Two ingredients are all it takes to make your own tostada. Day-old Corn Tortillas are best since they have less moisture and will crisp up more easily. The second is neutral vegetable oil, one with high smoking points such as safflower or avocado oil. Stay away from Extra Virgin Olive Oil as it is too delicate an oil for this task. You can deep fry the tortillas in 2 inches of oil on the stovetop. But I discovered that the oven produces a great tortilla without all that oil. You simply spray each side of the tortilla with cooking spray then cook them in the oven for all of 5 to 10 minutes.
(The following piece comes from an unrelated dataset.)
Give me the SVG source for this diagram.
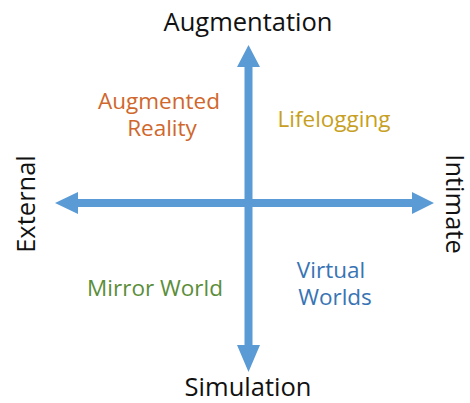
<svg xmlns="http://www.w3.org/2000/svg" width="470" height="403" viewBox="0 0 470 403">
<style>
.ax{fill:#5B9BD5}
.t{font-family:"Open Sans","Noto Sans","DejaVu Sans",sans-serif;text-anchor:middle}
.big{font-size:25.5px;fill:#111}
.q{font-size:22.5px}
</style>
<rect width="470" height="403" fill="#fff"/>
<g id="connectors">
<path class="ax" d="M244.5,67 H237 L248.5,45 L260,67 H252.5 V345 H260 L248.5,372 L237,345 H244.5 Z"/>
<path class="ax" d="M78,199 V192 L55,203 L78,214 V207 H412 V214 L434,203 L412,192 V199 Z"/>
</g>
<g id="augmentation"><text class="t big" x="248" y="31">Augmentation</text></g>
<g id="simulation"><text class="t big" x="248" y="396">Simulation</text></g>
<g id="external"><text class="t big" transform="translate(35,204) rotate(-90)">External</text></g>
<g id="intimate"><text class="t big" transform="translate(446,204) rotate(90)">Intimate</text></g>
<g id="ar"><text class="t q" x="159" y="109" fill="#D0672C">Augmented</text><text class="t q" x="162" y="136" fill="#D0672C">Reality</text></g>
<g id="lifelogging"><text class="t q" x="334" y="127" fill="#C79F22">Lifelogging</text></g>
<g id="mirror"><text class="t q" x="155" y="296" fill="#5B8E3A">Mirror World</text></g>
<g id="virtual"><text class="t q" x="331" y="278" fill="#3874B4">Virtual</text><text class="t q" x="335" y="305" fill="#3874B4">Worlds</text></g>
</svg>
The recipe follows the pulled pork recipe. And after both recipes, some other Mexican recipes to try.
Pulled Chicken Tostados
A crispy toasted taco piled high with cheese, chipotle chicken, coleslaw and sour cream. Fantastic!
- For the Pulled Chicken:
- 5 slices bacon, chopped
- 2 onions, thinly sliced
- 1 14-ounce can diced or crushed fire-roasted tomatoes
- 2 cups shredded rotisserie chicken, skin removed (about 10 ounces)
- 1 chipotle chile pepper in adobo, chopped, plus 1 to 2 tablespoons sauce from the can
- 1/4 teaspoon ground cumin
- Kosher salt and freshly ground pepper
- 8 tbsp. Shredded Mexican Cheese
- 2 cups Shredded Coleslaw Mix
- Juice of 1/2 lime
- 1/2 cup sour cream
- 1 avocado, chopped
- For the Tostados:
- Cooking spray
- 8 Corn Tortillas
- Step 1 To Make the Pulled Pork:
- Step 2 Cook the bacon in a large saucepan over medium-high heat, stirring, until lightly browned and crisp, 5 to 6 minutes. Add the onions and cook, stirring often and scraping the browned bits from the bottom of the pan, until soft and golden, about 10 minutes.
- Step 3 Meanwhile, puree the tomatoes in a blender. Add to the saucepan along with the chicken, chipotle, adobo sauce, and cumin. Cook until warmed through, 1 to 2 minutes, adding up to 1/4 cup water if the sauce is too thick
- Step 4 season with salt and pepper.
- Step 5 Toss the coleslaw mix with the lime juice, 1/4 teaspoon salt and a few grinds of pepper in a medium bowl.
- Step 6 Make the tostadas per the following recipe.
- Step 7 Top the tostadas with the chicken and coleslaw. Thin the sour cream with 1 to 2 tablespoons water
- Step 8 drizzle over the tostadas. Top with the avocado.
- Step 9 To Make the Tostados.
- Step 10 Preheat oven to 400°F. Spray two large baking sheets with cooking spray.
- Step 11 Lightly spray both sides tortillas with cooking spray and place in a single layer on prepared baking sheets. Lightly season with salt.
- Step 12 Bake for 5 minutes, flip them over and bake for another 5 minutes until the tortillas are crispy like a chip.
- Step 13 Remove from the oven. Top each with 2 tbsp. Cheese, a generous spoonful of Pulled Chicken, the slaw, the sour cream, and the avocado. Serve.